Program
Salon
03.18.18
Anna Freeman Bentley’s Studio in London
 

Anna Freeman Bentley

with Jonathan Anderson and Mandy Kahn
Cactus House Salon
Sunday, March 18, 2018
5:00 pm

The first Cactus House Salon of 2018 will feature a collection of Anna Freeman Bentley’s vivid interior oil sketches, paired with the equally vital poetry of Mandy Kahn. Each artist enters into the potential meaning(s) of space and spirit with aplomb and warmth. In their respective images, clarity and complexity synergize, implying that recognition is an exercise in multiplicity - to recognize the world is only an elementary initiation in understanding. In the world as Anna and Mandy see it, architecture embodies layered human ambition, chairs are imbued with eccentric spirit, and the walls do in fact speak.

The Cactus House Salon is named in honor of the eighty year old Cereus Monstrose that has stood since the 1930s at the door of the eponymous Cactus House, a bungalow in Atwater Village. At each salon, a featured artist will welcome guests to view a micro-installation of works, objects, studio detritus and books essential to their practice, followed by an in-depth interview with a select conversation partner in hopes of setting the stage for rich discovery and discussion.

Anna Freeman Bentley was born in London in 1982. She studied at Chelsea College of Art 2001-04, Kunsthochschule Weissensee, Berlin 2003 and the Royal College of Art 2008-10. She has an upcoming solo exhibition at the Ahmanson Gallery, in Irvine (March 2018) and has had previous solo shows at Wolfson College, Oxford (2017), Husk Project Space, London (2015) and Workshop Gallery, Venice (2012). Selected group exhibitions include London Now at Space K, Seoul (2017), Der Kuhle Glanz at 68projects, Berlin (2017), the East London Painting Prize (2015 and 2014), the Prague Biennale 5 (2011), and Bloomberg New Contemporaries (2009). Awards and residencies include Breathing SPACE Residency (2016), Artist in Restaurant, Pied à Terre (2012); The Florence Trust Artists Residency (2011) and The Chelsea Arts Club Trust Award (2009), all in London.

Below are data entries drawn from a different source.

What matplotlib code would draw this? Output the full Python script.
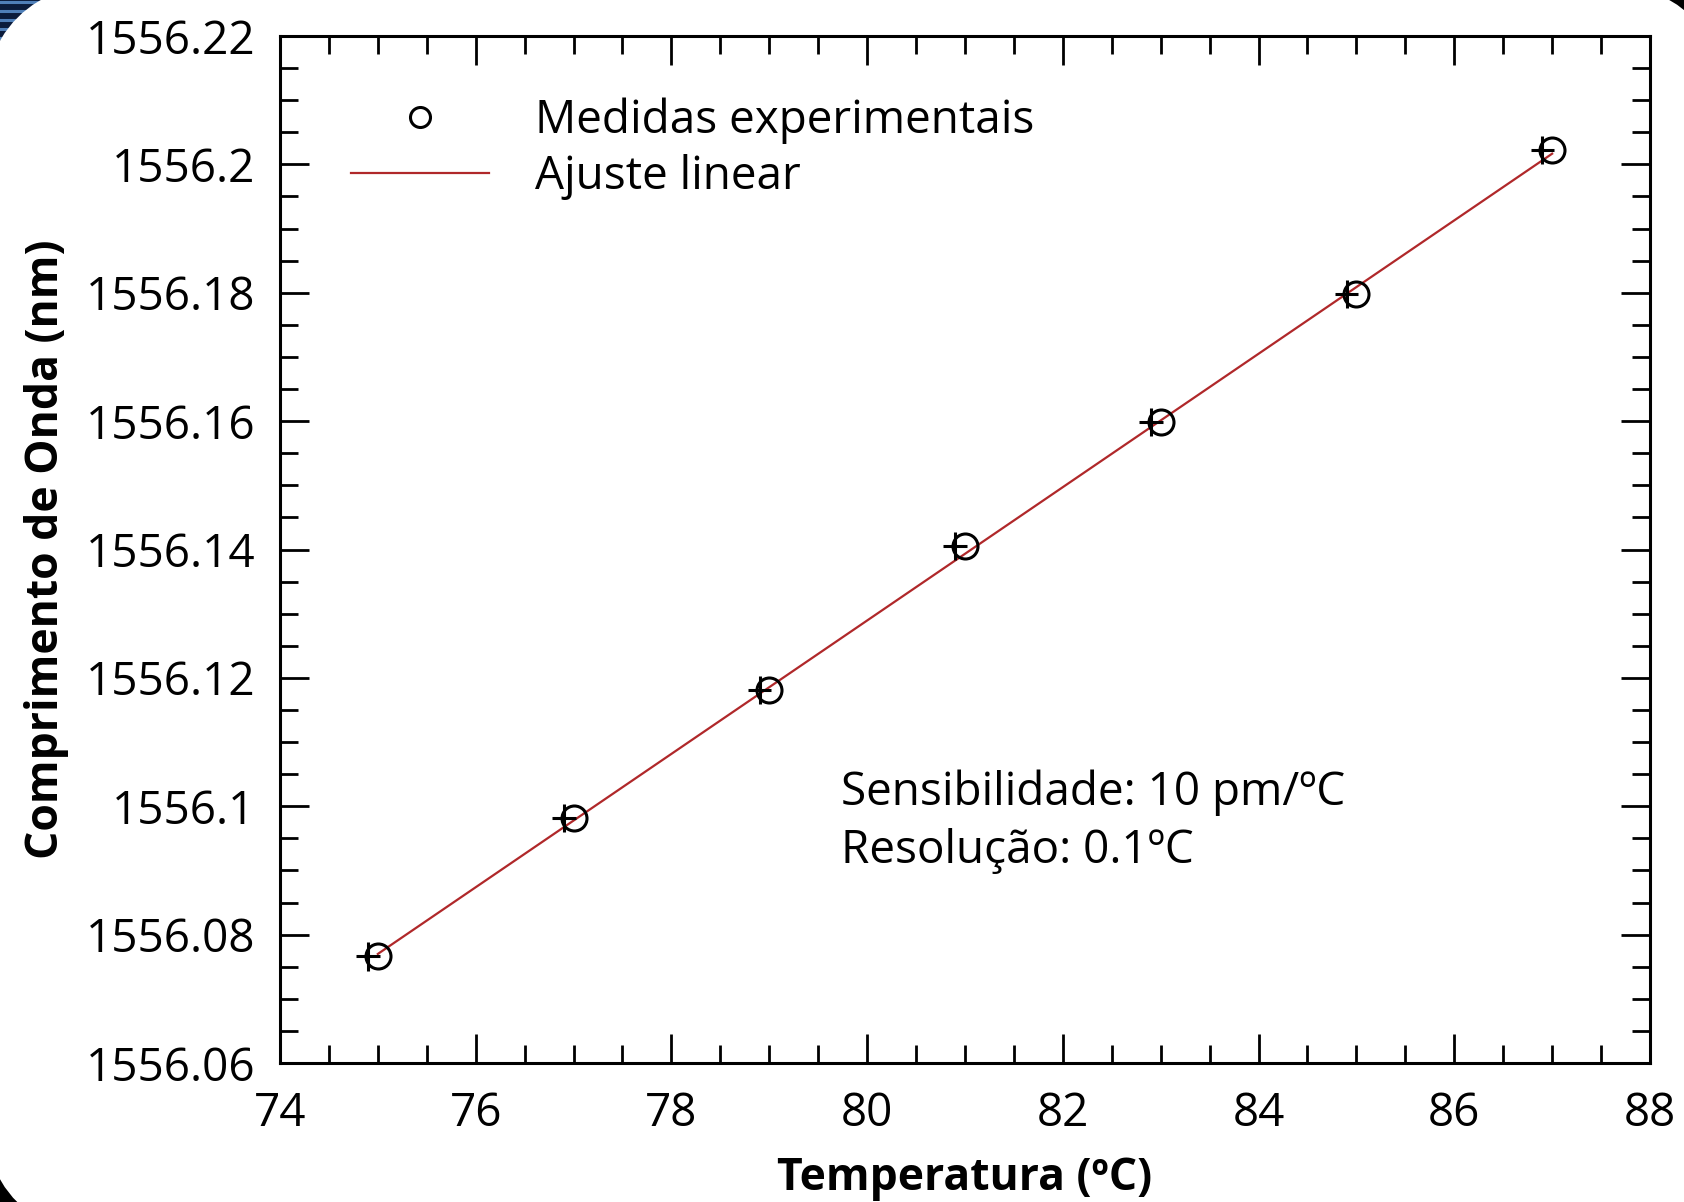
import matplotlib.pyplot as plt
import numpy as np
from matplotlib.patches import FancyBboxPatch, Rectangle
from matplotlib.ticker import MultipleLocator

# medidas do sensor
temperatura = [75, 77, 79, 81, 83, 85, 87]
comprimento = [1556.0766, 1556.0982, 1556.1181, 1556.1405, 1556.1599, 1556.1798, 1556.2022]
erro_t = 0.12
erro_l = 0.0022

# ajuste linear
coef = np.polyfit(temperatura, comprimento, 1)
t_fit = np.array([temperatura[0], temperatura[-1]])
l_fit = np.polyval(coef, t_fit)

plt.rcParams['font.family'] = ['Open Sans', 'DejaVu Sans']

W, H = 1684, 1202
fig = plt.figure(figsize=(W / 100, H / 100), dpi=100, facecolor='black')

# fundo: moldura arredondada sobre o slide
bg = fig.add_axes([0, 0, 1, 1])
bg.set_xlim(0, W)
bg.set_ylim(H, 0)
bg.axis('off')
bg.add_patch(Rectangle((0, 0), 200, 200, color='#0b1c3c', zorder=0))
for yy in range(2, 200, 9):
    bg.plot([0, 200], [yy, yy], color='#4f7fb8', lw=2.2, zorder=1)
bg.add_patch(FancyBboxPatch((130, 130), W + 46 - 280, H + 18 - 260,
                            boxstyle='round,pad=150', fc='white', ec='none', zorder=2))

ax = fig.add_axes([280 / W, 1 - 1063 / H, 1370 / W, 1027 / H])
ax.set_facecolor('white')

ax.plot(t_fit, l_fit, color='#b0282a', lw=1.6, label='Ajuste linear', zorder=2)
ax.errorbar(np.array(temperatura) - 0.1, comprimento, xerr=erro_t, yerr=erro_l,
            fmt='none', ecolor='black', elinewidth=2.2, capsize=0, zorder=3)
ax.plot(temperatura, comprimento, 'o', mfc='none', mec='black', mew=2.2, ms=18,
        label='Medidas experimentais', zorder=4)

ax.set_xlim(74, 88)
ax.set_ylim(1556.06, 1556.22)
ax.xaxis.set_major_locator(MultipleLocator(2))
ax.xaxis.set_minor_locator(MultipleLocator(0.5))
ax.yaxis.set_major_locator(MultipleLocator(0.02))
ax.yaxis.set_minor_locator(MultipleLocator(0.005))
ax.yaxis.set_major_formatter(plt.FuncFormatter(lambda v, p: f'{v:.2f}'.rstrip('0').rstrip('.')))

ax.tick_params(which='both', direction='in', top=True, right=True, width=2, labelsize=33)
ax.tick_params(which='major', length=21)
ax.tick_params(which='minor', length=13)
ax.tick_params(axis='y', pad=18)
ax.tick_params(axis='x', pad=20)
for s in ax.spines.values():
    s.set_linewidth(2.2)

ax.set_xlabel('Temperatura (ºC)', fontsize=32, fontweight='bold', labelpad=14)
ax.set_ylabel('Comprimento de Onda (nm)', fontsize=32, fontweight='bold', labelpad=12)

handles, labels = ax.get_legend_handles_labels()
ax.legend(handles[::-1], labels[::-1], loc='upper left', bbox_to_anchor=(0.052, 0.94),
          frameon=False, fontsize=33, handlelength=3.0, handletextpad=1.0,
          labelspacing=0.22, borderaxespad=0, borderpad=0, markerscale=0.8)

ax.text(0.4095, 0.235, 'Sensibilidade: 10 pm/ºC\nResolução: 0.1ºC',
        transform=ax.transAxes, fontsize=33, va='center', ha='left', linespacing=1.32)

fig.savefig('out.png', dpi=100, facecolor='black')
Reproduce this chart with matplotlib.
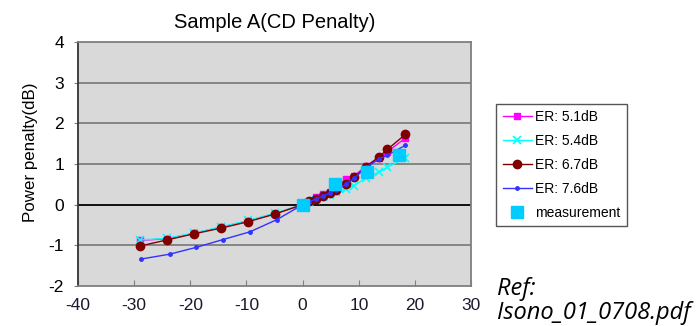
import matplotlib
matplotlib.use("Agg")
import matplotlib.pyplot as plt

# CD penalty vs dispersion, simulated for several extinction ratios
x_sim = [-29.0, -24.2, -19.4, -14.6, -9.7, -4.9, 0.0, 1.2, 2.4, 3.6, 4.8, 6.0, 7.7, 9.2, 11.3, 13.6, 15.1, 18.3]
er51 = [-0.88, -0.84, -0.71, -0.56, -0.40, -0.22, 0.0, 0.10, 0.18, 0.25, 0.32, 0.40, 0.64, 0.71, 0.96, 1.15, 1.30, 1.64]
er54 = [-0.87, -0.83, -0.70, -0.55, -0.39, -0.21, 0.0, 0.06, 0.12, 0.18, 0.24, 0.30, 0.39, 0.47, 0.66, 0.80, 0.92, 1.15]
er67 = [-1.02, -0.87, -0.72, -0.58, -0.42, -0.23, 0.0, 0.08, 0.15, 0.22, 0.29, 0.36, 0.51, 0.67, 0.93, 1.18, 1.36, 1.73]
x_76 = [-28.8, -23.7, -18.9, -14.2, -9.4, -4.6, 0.0, 1.2, 2.4, 3.6, 4.8, 6.0, 7.7, 9.2, 11.3, 13.6, 15.1, 18.3]
er76 = [-1.34, -1.22, -1.05, -0.86, -0.67, -0.37, 0.0, 0.07, 0.14, 0.21, 0.28, 0.36, 0.50, 0.65, 0.92, 1.12, 1.22, 1.46]

# measured points
x_meas = [0.0, 5.8, 11.4, 17.1]
y_meas = [0.0, 0.51, 0.80, 1.21]

xticks = [-40, -30, -20, -10, 0, 10, 20, 30]
yticks = [-2, -1, 0, 1, 2, 3, 4]

plt.rcParams['font.family'] = ['Liberation Sans', 'DejaVu Sans']
plt.rcParams['axes.unicode_minus'] = False

fig = plt.figure(figsize=(6.96, 3.26), dpi=100)
ax = fig.add_axes([0.112, 0.123, 0.565, 0.748])
ax.set_facecolor('#d9d9d9')

for yv in yticks[1:-1]:
    ax.axhline(yv, color='black' if yv == 0 else '#7f7f7f', lw=1.3, zorder=1)

ax.plot(x_sim, er51, '-s', color='#ff00ff', ms=5, lw=1, label='ER: 5.1dB', zorder=3)
ax.plot(x_sim, er54, '-x', color='#00ffff', ms=6, mew=1.2, lw=1, label='ER: 5.4dB', zorder=3)
ax.plot(x_sim, er67, '-o', color='#800000', ms=6, lw=1, label='ER: 6.7dB', zorder=3)
ax.plot(x_76, er76, '-o', color='#3333ff', ms=2.5, lw=1, label='ER: 7.6dB', zorder=3)
ax.plot(x_meas, y_meas, 's', color='#00ccff', ms=9, ls='none', label='measurement', zorder=4)

ax.set_xlim(-40, 30)
ax.set_ylim(-2, 4)
ax.set_xticks(xticks)
ax.set_yticks(yticks)
ax.tick_params(axis='x', direction='in', length=4, labelsize=12.5, pad=9, colors='#7f7f7f', labelcolor='#1a1a2e')
ax.tick_params(axis='y', direction='out', length=3, labelsize=12.5, pad=7, colors='#7f7f7f', labelcolor='black')

ax.spines['left'].set_color('#333333')
ax.spines['left'].set_linewidth(1.3)
for side in ['right', 'top', 'bottom']:
    ax.spines[side].set_color('#7f7f7f')
    ax.spines[side].set_linewidth(1.3)

ax.set_title('Sample A(CD Penalty)', fontsize=14.5, pad=10)
ax.set_ylabel('Power penalty(dB)', fontsize=12.2, va='center')
ax.yaxis.set_label_coords(-0.12, 0.549)

leg = ax.legend(loc='upper left', bbox_to_anchor=(1.064, 0.746), fontsize=10,
                frameon=True, fancybox=False, edgecolor='#555555', framealpha=1,
                facecolor='white', handlelength=2.1, handletextpad=0.25,
                borderpad=0.45, labelspacing=0.72, borderaxespad=0)
leg.get_frame().set_linewidth(1)

ref_font = dict(fontsize=17, style='italic', family=['Open Sans', 'DejaVu Sans'],
                ha='left', va='baseline')
fig.text(0.714, 0.095, 'Ref:', **ref_font)
fig.text(0.714, 0.0215, 'Isono_01_0708.pdf', **ref_font)

fig.savefig('out.png', dpi=100)
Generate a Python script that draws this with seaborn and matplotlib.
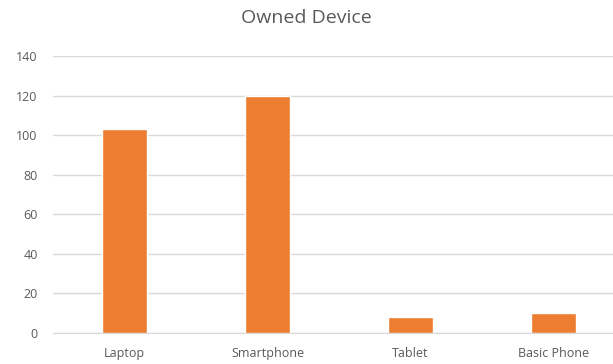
import matplotlib
matplotlib.use("Agg")
import matplotlib.pyplot as plt
import seaborn as sns
import pandas as pd

devices = ["Laptop", "Smartphone", "Tablet", "Basic Phone"]
counts = [103, 120, 8, 10]
y_ticks = [0, 20, 40, 60, 80, 100, 120, 140]

df = pd.DataFrame({"device": devices, "count": counts})

sns.set_style("white")
plt.rcParams["font.family"] = ["Open Sans", "DejaVu Sans"]

fig = plt.figure(figsize=(6.13, 3.64), dpi=100)
# plot area runs past the right edge, as in the reference crop
ax = fig.add_axes([53 / 613, (364 - 333) / 364, 572 / 613, (333 - 56) / 364])

sns.barplot(data=df, x="device", y="count", color="#ED7D31", width=0.31,
            saturation=1, ax=ax)

ax.set_ylim(0, 140)
ax.set_xlim(-0.5, 3.5)
ax.set_yticks(y_ticks)
ax.yaxis.grid(True, color="#D9D9D9", linewidth=1)
ax.set_axisbelow(True)
for s in ["top", "right", "left"]:
    ax.spines[s].set_visible(False)
ax.spines["bottom"].set_color("#D9D9D9")
ax.tick_params(axis="both", length=0, labelsize=9, colors="#595959")
ax.tick_params(axis="y", pad=11)
ax.tick_params(axis="x", pad=10)
ax.set_xlabel("")
ax.set_ylabel("")

fig.text(0.5, 1 - 18 / 364, "Owned Device", ha="center", va="center",
         fontsize=14, color="#595959")

fig.savefig("out.png", dpi=100)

Jonathan Anderson is an artist and art critic, and an associate professor of art at Biola University. He currently lives in London, where he is working on a PhD at King’s College London. Prior to moving to London, he was an associate professor of art at Biola University, where he taught for more than a decade. Anderson’s research and writing focuses on modern and contemporary art, with a particular interest in exploring its relations to religion and theology. He is the coauthor (with theologian William Dyrness) of the book Modern Art and the Life of a Culture: The Religious Impulses of Modernism (IVP Academic, 2016), and he has contributed to several books and journals, including essays on Rachel Whiteread, Francis Alÿs, John Cage, Wim Botha, and the strange place of theology in contemporary art criticism. Professor Anderson has given scholarly presentations at the Institute of Sacred Music at Yale University (Society for Christian Scholarship in Music), the Cathedral of Our Lady of the Angels (Association of Scholars of Christianity in the History of Art), and The Courtauld Institute of Art (Association for Art History).

Mandy Kahn is the author of two poetry collections, Glenn Gould’s Chair and Math, Heaven, Time. She frequently collaborates with composers to create new works that combine poetry and classical music and was a librettist for Yuval Sharon’s acclaimed opera Hopscotch. Her poetry is forthcoming in Best American Poetry 2018 from Scribner/Simon & Schuster and was featured in former Poet Laureaute Ted Kooser’s newspaper column American Life in Poetry. Kahn is coauthor, with Aaron Rose, of the nonfiction book Collage Culture, which was also released as a record with a score by No Age. She’s given readings at Cambridge University, London Review Bookshop and Shoreditch House in England, at Motto in Berlin, at Colette in Paris, at Printed Matter in New York, at Davies Symphony Hall in San Francisco, and at many venues in Southern California, including the Craft and Folk Art Museum, Skylight Books and Art Center College of Design. Kahn has been interviewed by BBC Radio, Flaunt and the Los Angeles Review of Books, among many others. She lives in Los Angeles.